Ottawa Bluesfest and the FEQ filed defenses claiming that the allegations do not apply to them under section 32.2 (3)(a) of the Copyright Act, which exempts “charitable objects” of charities from paying any compensation for the public performance of musical works.
“As a charitable organization, the Defendant shall not be held liable to pay any compensation for the live performance in public of a musical work in furtherance of an educational or a charitable object, pursuant to section 32.2(3) of the Copyright Act,” Bluesfest claims in its defense. “This includes the performance, if any, of SOCAN Musical Works at Ottawa Bluesfest … Ottawa Bluesfest is a charitable object of Bluesfest.”
The festivals claim that they told SOCAN many years ago that they were exempt under the law and allege they never heard again from the performing rights organization – until they were served last summer.
The resolution to the cases will likely come down to the court’s determination as to whether these festivals are “charitable objects,” as SOCAN already acknowledges that the festivals are registered by the Canada Revenue Agency as charities, which are determined by the Income Tax Act.
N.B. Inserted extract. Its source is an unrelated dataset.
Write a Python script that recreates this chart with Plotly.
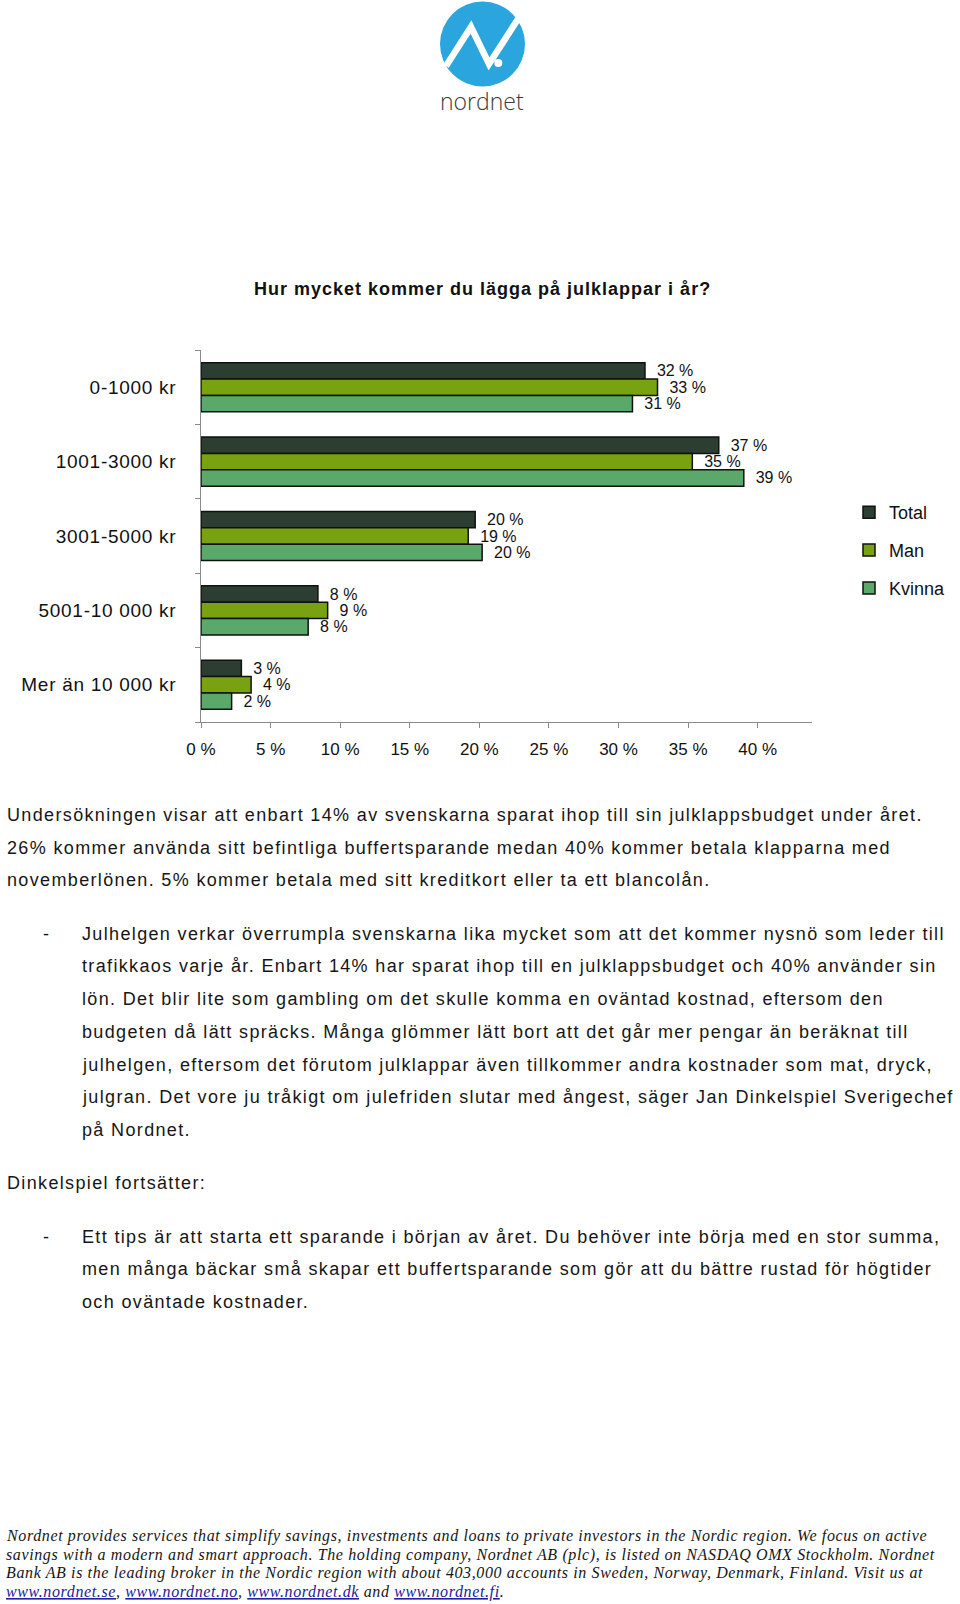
import plotly.graph_objects as go

W, H = 960, 1604

# ---------------- chart data ----------------
categories = ["0-1000 kr", "1001-3000 kr", "3001-5000 kr", "5001-10 000 kr", "Mer än 10 000 kr"]
series_names = ["Total", "Man", "Kvinna"]
total = [31.9, 37.2, 19.7, 8.4, 2.9]
man = [32.8, 35.3, 19.2, 9.1, 3.6]
kvinna = [31.0, 39.0, 20.2, 7.7, 2.2]
colors = ["#2c3e32", "#78a20f", "#5aa96b"]
title_text = "Hur mycket kommer du lägga på julklappar i år?"

# ---------------- page text ----------------
body_lines = [
    (5, 815.5, "Undersökningen visar att enbart 14% av svenskarna sparat ihop till sin julklappsbudget under året."),
    (5, 847.5, "26% kommer använda sitt befintliga buffertsparande medan 40% kommer betala klapparna med"),
    (5, 879.5, "novemberlönen. 5% kommer betala med sitt kreditkort eller ta ett blancolån."),
    (80, 933.5, "Julhelgen verkar överrumpla svenskarna lika mycket som att det kommer nysnö som leder till"),
    (80, 966, "trafikkaos varje år. Enbart 14% har sparat ihop till en julklappsbudget och 40% använder sin"),
    (80, 999, "lön. Det blir lite som gambling om det skulle komma en oväntad kostnad, eftersom den"),
    (80, 1031.5, "budgeten då lätt spräcks. Många glömmer lätt bort att det går mer pengar än beräknat till"),
    (80, 1064.5, "julhelgen, eftersom det förutom julklappar även tillkommer andra kostnader som mat, dryck,"),
    (80, 1097, "julgran. Det vore ju tråkigt om julefriden slutar med ångest, säger Jan Dinkelspiel Sverigechef"),
    (80, 1130, "på Nordnet."),
    (5, 1183, "Dinkelspiel fortsätter:"),
    (80, 1236.5, "Ett tips är att starta ett sparande i början av året. Du behöver inte börja med en stor summa,"),
    (80, 1269, "men många bäckar små skapar ett buffertsparande som gör att du bättre rustad för högtider"),
    (80, 1302, "och oväntade kostnader."),
]
dash_rows = [933.5, 1236.5]

link = "<span style='color:#2020a0;text-decoration:underline'>{}</span>"
footer_lines = [
    (1536, "Nordnet provides services that simplify savings, investments and loans to private investors in the Nordic region. We focus on active"),
    (1554.5, "savings with a modern and smart approach. The holding company, Nordnet AB (plc), is listed on NASDAQ OMX Stockholm. Nordnet"),
    (1573, "Bank AB is the leading broker in the Nordic region with about 403,000 accounts in Sweden, Norway, Denmark, Finland. Visit us at"),
    (1591.5, link.format("www.nordnet.se") + ", " + link.format("www.nordnet.no") + ", "
     + link.format("www.nordnet.dk") + " and " + link.format("www.nordnet.fi") + "."),
]


def fx(px):
    return px / W


def fy(py):
    return 1 - py / H


def tracked(t, sp):
    return f"<span style='letter-spacing:{sp}px'>{t}</span>"


SANS = "Liberation Sans, Arial, sans-serif"

fig = go.Figure()
for name, vals, col in zip(series_names, [total, man, kvinna], colors):
    fig.add_trace(go.Bar(
        y=categories, x=vals, name=name, orientation="h",
        marker=dict(color=col, line=dict(color="#111111", width=1.5)),
        texttemplate="\u00a0\u00a0%{x:.0f} %", textposition="outside",
        textfont=dict(family=SANS, size=16, color="#111111"),
        constraintext="none", cliponaxis=False, legendgroup=name,
        hoverinfo="skip",
    ))

fig.update_layout(
    width=W, height=H,
    margin=dict(l=0, r=0, t=0, b=0, autoexpand=False),
    paper_bgcolor="white", plot_bgcolor="white",
    barmode="group", bargap=0.34, bargroupgap=0,
    font=dict(family=SANS, color="#111111"),
    legend=dict(
        x=fx(849), y=fy(494), xanchor="left", yanchor="top",
        font=dict(family=SANS, size=18, color="#111111"),
        tracegroupgap=11.5, bgcolor="rgba(0,0,0,0)",
    ),
    xaxis=dict(
        domain=[fx(201), fx(812)], range=[0, 43.9],
        tickmode="linear", tick0=0, dtick=5, ticksuffix=" %",
        showgrid=False, zeroline=False,
        showline=True, linecolor="#8a8a8a", linewidth=1,
        ticks="outside", ticklen=5, tickcolor="#8a8a8a",
        tickfont=dict(family=SANS, size=17, color="#111111"),
        ticklabelstandoff=7,
    ),
    yaxis=dict(
        domain=[fy(722), fy(350)], autorange="reversed",
        tickmode="array", tickvals=categories,
        ticktext=[tracked(c, 0.7) for c in categories],
        showgrid=False, zeroline=False,
        showline=True, linecolor="#8a8a8a", linewidth=1,
        ticks="outside", ticklen=5, tickcolor="#8a8a8a", tickson="boundaries",
        tickfont=dict(family=SANS, size=19, color="#111111"),
        ticklabelstandoff=20,
    ),
)

ann = []
ann.append(dict(x=fx(482), y=fy(289), xref="paper", yref="paper",
                text="<b>" + tracked(title_text, 1.0) + "</b>",
                showarrow=False, xanchor="center", yanchor="middle",
                font=dict(family=SANS, size=18, color="#111111")))
for x, y, t in body_lines:
    ann.append(dict(x=fx(x), y=fy(y), xref="paper", yref="paper", text=tracked(t, 1.35), showarrow=False,
                    xanchor="left", yanchor="middle", font=dict(family=SANS, size=18, color="#161616")))
for y in dash_rows:
    ann.append(dict(x=fx(41), y=fy(y), xref="paper", yref="paper", text="-", showarrow=False,
                    xanchor="left", yanchor="middle", font=dict(family=SANS, size=18, color="#161616")))
for y, t in footer_lines:
    ann.append(dict(x=fx(4), y=fy(y), xref="paper", yref="paper", text="<i>" + tracked(t, 0.62) + "</i>",
                    showarrow=False, xanchor="left", yanchor="middle",
                    font=dict(family="Liberation Serif, Times New Roman, serif", size=16, color="#161616")))
# logo word mark
ann.append(dict(x=fx(481.5), y=fy(101), xref="paper", yref="paper", text="nordnet", showarrow=False,
                xanchor="center", yanchor="middle",
                font=dict(family="Open Sans, sans-serif", size=23, color="#3b3b3b", weight=300)))
fig.update_layout(annotations=ann)

# logo circle, stroke and dot
fig.add_shape(type="circle", xref="paper", yref="paper",
              x0=fx(440), x1=fx(525), y0=fy(86.5), y1=fy(1.5),
              fillcolor="#2aa5de", line=dict(width=0))
pts = [(446, 66), (471, 27), (489, 64), (518, 19)]
path = "M " + " L ".join(f"{fx(a):.5f},{fy(b):.5f}" for a, b in pts)
fig.add_shape(type="path", xref="paper", yref="paper", path=path,
              line=dict(color="white", width=6.5))
fig.add_shape(type="circle", xref="paper", yref="paper",
              x0=fx(494.3), x1=fx(502.3), y0=fy(67), y1=fy(59),
              fillcolor="white", line=dict(width=0))

fig.write_html("out.html", config={"displayModeBar": False},
               post_script="document.body.style.margin='0';")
“Both Ottawa Bluesfest and the Festival d’ete de Quebec include the operation of a music festival as a charitable purpose in their governing documents,” said an August 2025 memorandum from Heritage Deputy Minister and lawyer-by-training Isabelle Mondou to then-Minister Steven Guilbeault about the lawsuits. “However, it is unclear whether ‘charitable objects’ in the Copyright Act are intended to be synonymous to ‘charitable purposes’ as defied in the Income Tax Act.”
SOCAN appeared before the Standing Committee on Canadian Heritage in June 2018 and argued that section 32.2(3) created a loophole that was allegedly being exploited by charities and recommended that the government change the exception to apply only where the music is used without any intent of monetary gain and to clarify that charitable status under the Income Tax Act is not in itself sufficient to allow the exception.
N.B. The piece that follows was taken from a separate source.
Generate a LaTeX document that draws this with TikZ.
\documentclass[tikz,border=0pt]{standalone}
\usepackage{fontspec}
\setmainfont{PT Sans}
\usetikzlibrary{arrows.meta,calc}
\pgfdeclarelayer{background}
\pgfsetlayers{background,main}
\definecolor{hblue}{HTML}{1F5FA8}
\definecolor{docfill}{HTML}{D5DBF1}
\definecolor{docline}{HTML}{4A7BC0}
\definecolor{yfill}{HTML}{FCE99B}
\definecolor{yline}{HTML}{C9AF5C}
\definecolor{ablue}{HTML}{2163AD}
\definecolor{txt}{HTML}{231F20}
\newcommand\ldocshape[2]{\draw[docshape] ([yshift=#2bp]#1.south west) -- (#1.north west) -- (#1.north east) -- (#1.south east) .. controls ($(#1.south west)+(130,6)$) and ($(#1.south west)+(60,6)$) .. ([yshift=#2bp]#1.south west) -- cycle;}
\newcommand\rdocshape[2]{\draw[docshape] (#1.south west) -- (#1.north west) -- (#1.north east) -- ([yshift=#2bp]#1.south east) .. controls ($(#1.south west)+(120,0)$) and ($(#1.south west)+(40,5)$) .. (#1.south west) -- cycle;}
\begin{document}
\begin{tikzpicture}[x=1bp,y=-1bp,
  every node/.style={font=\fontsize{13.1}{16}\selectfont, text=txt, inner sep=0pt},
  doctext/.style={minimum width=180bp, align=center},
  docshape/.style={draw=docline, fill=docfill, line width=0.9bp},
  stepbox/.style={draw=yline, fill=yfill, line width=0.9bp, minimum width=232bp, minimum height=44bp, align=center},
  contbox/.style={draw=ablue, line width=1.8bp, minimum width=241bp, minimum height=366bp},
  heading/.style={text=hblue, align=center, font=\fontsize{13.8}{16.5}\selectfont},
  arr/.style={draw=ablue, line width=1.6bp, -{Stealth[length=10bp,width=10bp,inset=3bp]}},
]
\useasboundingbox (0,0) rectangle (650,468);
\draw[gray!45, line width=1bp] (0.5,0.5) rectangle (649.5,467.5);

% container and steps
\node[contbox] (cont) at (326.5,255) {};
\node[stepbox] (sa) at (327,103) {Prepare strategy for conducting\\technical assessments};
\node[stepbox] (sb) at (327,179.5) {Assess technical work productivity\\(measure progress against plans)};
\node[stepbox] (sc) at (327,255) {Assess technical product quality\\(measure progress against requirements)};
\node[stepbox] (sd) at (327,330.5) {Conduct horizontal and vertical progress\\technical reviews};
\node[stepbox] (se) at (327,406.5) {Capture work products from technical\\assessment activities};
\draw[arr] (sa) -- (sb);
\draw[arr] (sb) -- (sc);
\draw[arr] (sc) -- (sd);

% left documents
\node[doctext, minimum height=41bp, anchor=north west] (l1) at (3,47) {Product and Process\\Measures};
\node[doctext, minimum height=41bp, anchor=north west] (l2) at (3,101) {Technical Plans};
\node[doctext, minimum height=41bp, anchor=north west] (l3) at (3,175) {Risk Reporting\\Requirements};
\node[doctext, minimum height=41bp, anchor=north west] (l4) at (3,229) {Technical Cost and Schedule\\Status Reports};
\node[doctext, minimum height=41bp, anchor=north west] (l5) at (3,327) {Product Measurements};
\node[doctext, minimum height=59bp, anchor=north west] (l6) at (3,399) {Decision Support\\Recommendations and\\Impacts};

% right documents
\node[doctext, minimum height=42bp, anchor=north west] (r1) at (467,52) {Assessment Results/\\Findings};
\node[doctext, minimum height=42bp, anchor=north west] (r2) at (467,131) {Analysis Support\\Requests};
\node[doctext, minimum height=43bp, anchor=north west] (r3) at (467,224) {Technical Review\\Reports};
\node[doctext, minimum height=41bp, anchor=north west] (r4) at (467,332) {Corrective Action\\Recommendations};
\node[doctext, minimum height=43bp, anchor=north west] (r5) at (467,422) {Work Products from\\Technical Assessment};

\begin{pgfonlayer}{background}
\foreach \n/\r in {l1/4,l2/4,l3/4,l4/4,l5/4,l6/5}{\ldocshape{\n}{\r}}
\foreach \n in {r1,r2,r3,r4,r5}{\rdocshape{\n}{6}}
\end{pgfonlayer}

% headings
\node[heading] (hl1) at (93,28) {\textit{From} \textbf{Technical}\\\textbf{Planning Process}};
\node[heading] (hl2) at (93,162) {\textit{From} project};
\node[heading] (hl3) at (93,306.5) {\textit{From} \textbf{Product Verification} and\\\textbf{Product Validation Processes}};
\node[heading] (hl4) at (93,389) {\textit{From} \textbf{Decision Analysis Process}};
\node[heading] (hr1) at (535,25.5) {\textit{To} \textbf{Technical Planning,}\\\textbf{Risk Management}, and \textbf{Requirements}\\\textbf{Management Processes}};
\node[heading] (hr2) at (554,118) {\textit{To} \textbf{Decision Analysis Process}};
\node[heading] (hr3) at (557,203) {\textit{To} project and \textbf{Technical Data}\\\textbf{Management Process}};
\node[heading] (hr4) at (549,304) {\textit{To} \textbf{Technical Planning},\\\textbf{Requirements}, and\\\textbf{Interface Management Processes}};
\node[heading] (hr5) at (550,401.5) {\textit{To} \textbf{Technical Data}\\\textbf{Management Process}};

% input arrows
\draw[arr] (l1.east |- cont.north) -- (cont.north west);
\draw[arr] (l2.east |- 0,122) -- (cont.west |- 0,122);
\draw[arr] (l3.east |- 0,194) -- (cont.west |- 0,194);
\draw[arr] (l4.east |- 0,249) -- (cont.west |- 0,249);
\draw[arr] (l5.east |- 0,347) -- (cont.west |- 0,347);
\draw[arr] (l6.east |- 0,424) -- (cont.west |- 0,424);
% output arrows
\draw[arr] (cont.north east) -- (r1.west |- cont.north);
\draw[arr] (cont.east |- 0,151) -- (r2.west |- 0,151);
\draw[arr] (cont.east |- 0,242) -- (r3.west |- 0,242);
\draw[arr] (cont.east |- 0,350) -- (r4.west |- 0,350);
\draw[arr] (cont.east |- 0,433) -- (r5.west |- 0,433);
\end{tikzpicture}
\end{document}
The committee, in fact, recommended that the exception for charitable organizations in subsection 32.2(3) of the Copyright Act “be clarified to apply strictly to activities where no commercial monetary gain is intended.”
“To date, the Collective [SOCAN] has repeatedly spoken to Canadian Heritage officials about seeking amendments to ‘charitable exception’ found at section 32.2(3) in the Act that they claim is being exploited by multimillion-dollar charities who engage in large-scale music events, like music festivals, to avoid paying tariffs,” the memo continues. “The result of this litigation may also result in further calls to amend the Act to clarify the exemption with each side seeking clarification of the provision to advance their interpretation.”
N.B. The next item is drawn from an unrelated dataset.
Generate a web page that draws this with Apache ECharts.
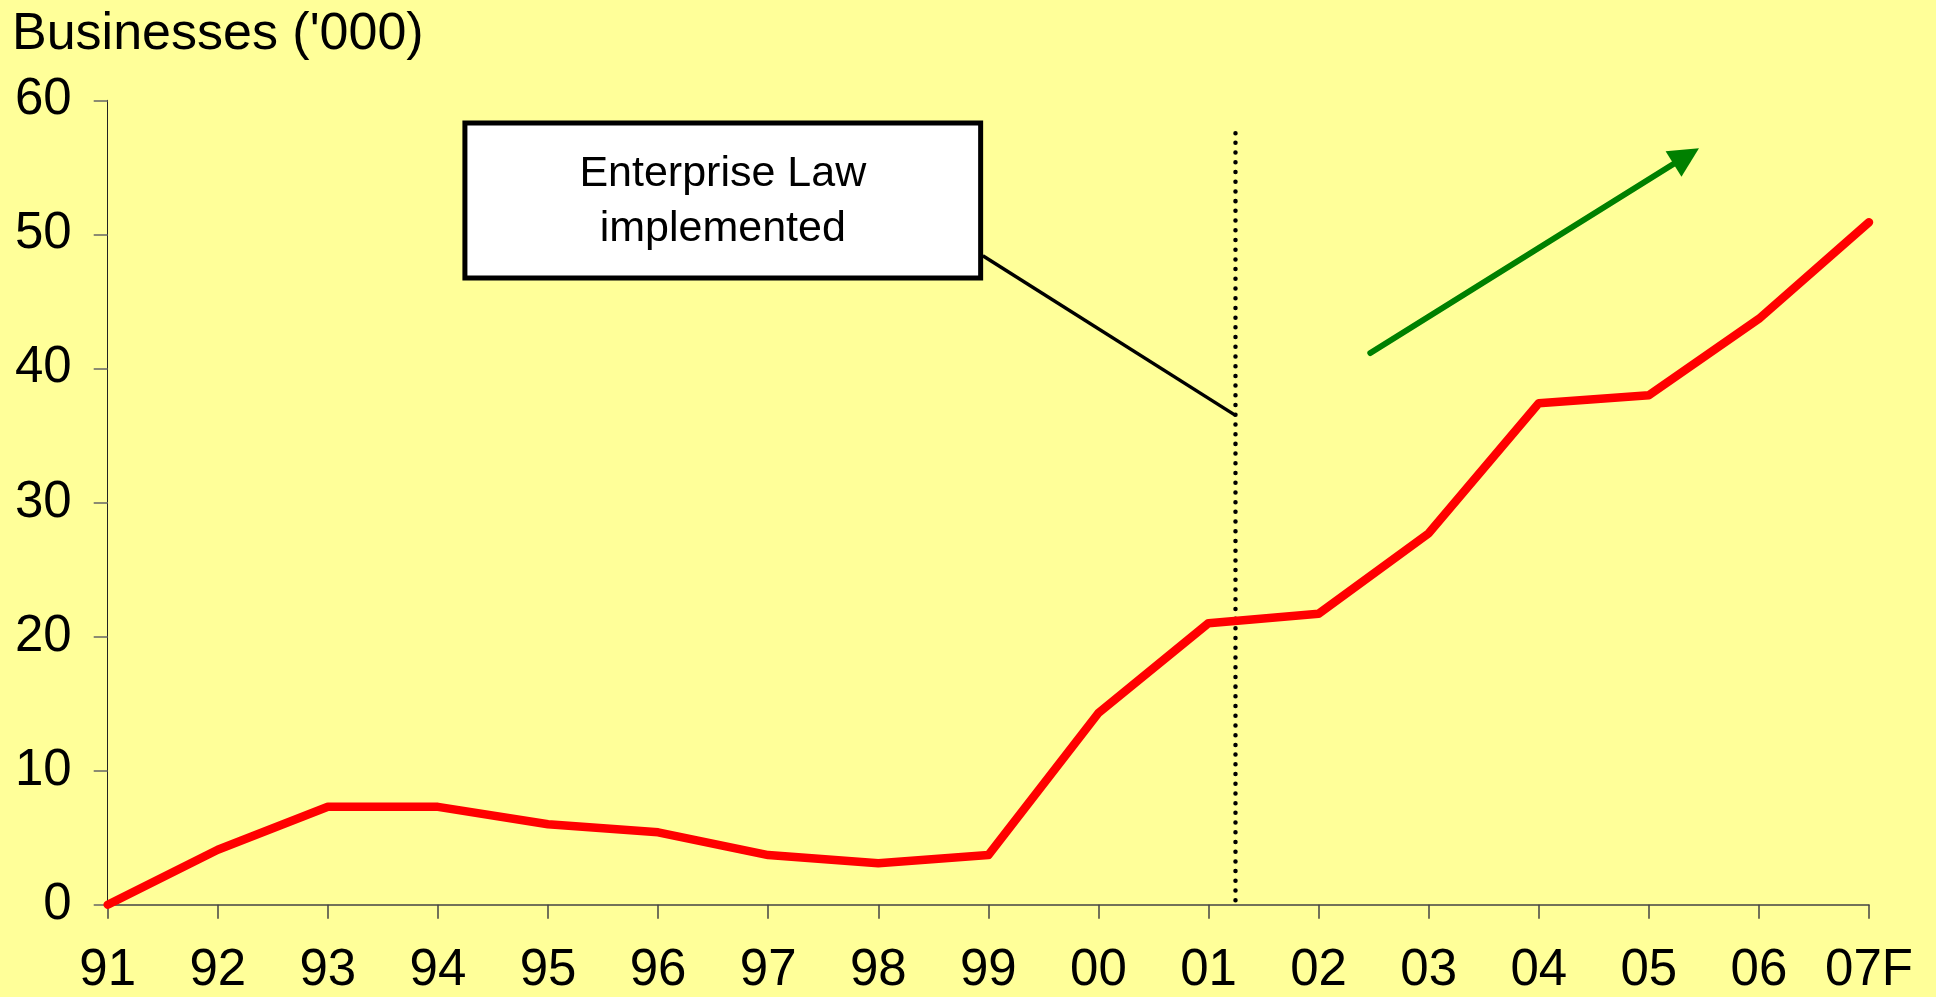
<!DOCTYPE html>
<html>
<head>
<meta charset="utf-8">
<title>Businesses ('000)</title>
<script src="https://cdn.jsdelivr.net/npm/echarts@6/dist/echarts.min.js"></script>
<style>
  html, body { margin: 0; padding: 0; background: #FFFF99; }
  #chart { width: 1936px; height: 997px; }
</style>
</head>
<body>
<div id="chart"></div>
<script>
// Years on the horizontal axis (07F = forecast)
const years = ['91', '92', '93', '94', '95', '96', '97', '98', '99', '00', '01', '02', '03', '04', '05', '06', '07F'];
// Number of registered businesses, thousands
const businesses = [0, 4.1, 7.3, 7.3, 6.0, 5.4, 3.7, 3.1, 3.7, 14.3, 21.0, 21.7, 27.7, 37.4, 38.0, 43.7, 50.9];
// Value-axis ticks
const yTicks = [0, 10, 20, 30, 40, 50, 60];

// Annotations, in axis units (x = year index, y = thousands)
const lawBox = [3.245, 58.3, 7.93, 46.75];          // x1, yTop, x2, yBottom
const lawText = ['Enterprise Law', 'implemented'];
const lawConnector = [[7.95, 48.4], [10.245, 36.5]];
const lawMarker = [[10.245, 57.55], [10.245, -0.32]];
const trendArrow = [[11.47, 41.15], [14.34, 55.84]];

const FONT = '"Liberation Sans", Arial, sans-serif';

const chart = echarts.init(document.getElementById('chart'), null, { renderer: 'canvas' });

chart.setOption({
  backgroundColor: '#FFFF99',
  animation: false,
  title: {
    text: "Businesses ('000)",
    left: 12,
    top: 9,
    padding: 0,
    textStyle: { fontFamily: FONT, fontSize: 52, fontWeight: 'normal', color: '#000' }
  },
  grid: { left: 107.7, right: 67, top: 100.3, bottom: 92.3, containLabel: false },
  xAxis: {
    type: 'value',
    min: 0,
    max: years.length - 1,
    interval: 1,
    splitLine: { show: false },
    axisLine: { show: true, onZero: false, lineStyle: { color: '#444', width: 1.5 } },
    axisTick: { show: true, inside: false, length: 14, lineStyle: { color: '#444', width: 1.5 } },
    axisLabel: {
      margin: 41,
      fontFamily: FONT, fontSize: 51, color: '#000',
      formatter: v => years[v] ?? ''
    }
  },
  yAxis: {
    type: 'value',
    min: yTicks[0],
    max: yTicks[yTicks.length - 1],
    interval: 10,
    splitLine: { show: false },
    axisLine: { show: true, lineStyle: { color: '#222', width: 1 } },
    axisTick: { show: true, inside: false, length: 14, lineStyle: { color: '#666', width: 1.5 } },
    axisLabel: { margin: 36, fontFamily: FONT, fontSize: 51, color: '#000' }
  },
  series: [
    {
      // dotted marker for the year the law took effect
      type: 'line',
      data: lawMarker,
      clip: false,
      symbol: 'none',
      silent: true,
      lineStyle: { color: '#000', width: 4.5, type: [0.01, 9.7], cap: 'round' },
      z: 3
    },
    {
      // callout connector from the box to the marker
      type: 'line',
      data: lawConnector,
      clip: false,
      symbol: 'none',
      silent: true,
      lineStyle: { color: '#000', width: 3.5 },
      z: 3
    },
    {
      // callout box
      type: 'custom',
      data: [lawBox],
      clip: false,
      silent: true,
      z: 4,
      renderItem: (params, api) => {
        const p1 = api.coord([api.value(0), api.value(1)]);
        const p2 = api.coord([api.value(2), api.value(3)]);
        const cx = (p1[0] + p2[0]) / 2;
        const cy = (p1[1] + p2[1]) / 2;
        return {
          type: 'group',
          children: [
            {
              type: 'rect',
              shape: { x: p1[0], y: p1[1], width: p2[0] - p1[0], height: p2[1] - p1[1] },
              style: { fill: '#FFFFFF', stroke: '#000', lineWidth: 5 }
            },
            {
              type: 'text',
              style: {
                x: cx, y: cy + 1,
                text: lawText.join('\n'),
                align: 'center', verticalAlign: 'middle',
                font: '43px ' + FONT,
                lineHeight: 55,
                fill: '#000'
              }
            }
          ]
        };
      }
    },
    {
      // upward trend arrow
      type: 'lines',
      coordinateSystem: 'cartesian2d',
      silent: true,
      data: [{ coords: trendArrow }],
      symbol: ['none', 'triangle'],
      symbolSize: [28, 30],
      lineStyle: { color: '#008000', width: 6, opacity: 1, curveness: 0, cap: 'round' },
      z: 3
    },
    {
      name: 'Businesses',
      type: 'line',
      data: businesses.map((v, i) => [i, v]),
      symbol: 'none',
      clip: false,
      lineStyle: { color: '#FF0000', width: 8.5, cap: 'round', join: 'round' },
      z: 5
    }
  ]
});
</script>
</body>
</html>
According to the memo, the charitable exemption has been challenged twice before, the most relevant case being a 1953 Supreme Court of Canada decision regarding dances performed at the Kiwanis Club, whose profits were intended to benefit underprivileged children. The judge ruled that the performance of musical works was not in furtherance of the organization’s charitable object.
Heritage/Culture will also need to wrestle with the festivals’ public funding if the court rules against them.
Among other public dollars, Ottawa Bluesfest is a recipient of the Canada Arts Presentation Fund (CAPF), from which it received $448,000 since 2020, according to an annex appended to the memo. The annex notes that the charitable returns of the organization show it received $660,219 in non-receipted donations, $489,088 in government funding, and $24.1 million in earned revenue. The organization reported 84 per cent ($20.6 million) of its expenses as charitable, the annex says, with the remainder used for admin, management and fundraising.
FEQ has received $550,000 per year from the CAPF and $52,000 over the three most recent years from the Canada Music Fund (CMF) via Musicaction, according to the annex. The charitable returns, according to the annex, show it received approximately $5 million in government funding and had roughly $47.6 million in earned revenue. It reported roughly 88 per cent ($46.6 million) of its expenses as charitable, with the remainder going to management and admin. It had ticket sales of approximately $43.5 million in 2024, the annex says.
“If these organizations are found to have been non-compliant in the payment of royalties, they would also be in default of their funding agreements under the Canada Arts Presentation Fund which may require action by Canadian Heritage,” the memo says.
“The program requires all applicants to attest that they will ‘act in compliance with applicable statutes, laws, bylaws, regulations, orders, codes, standards, directives and guidelines governing the activities for which funding is being sought,” the memo continues, addressing the CAPF. “The final report form also requires funding recipients to ‘certify that all of the Recipient organization’s obligations in relation to the Contribution or Grant Agreement have been fulfilled; including… that the artists’ fees and applicable copyright fees have been paid in full.’”
Ottawa Bluesfest and FEQ will run in July this year.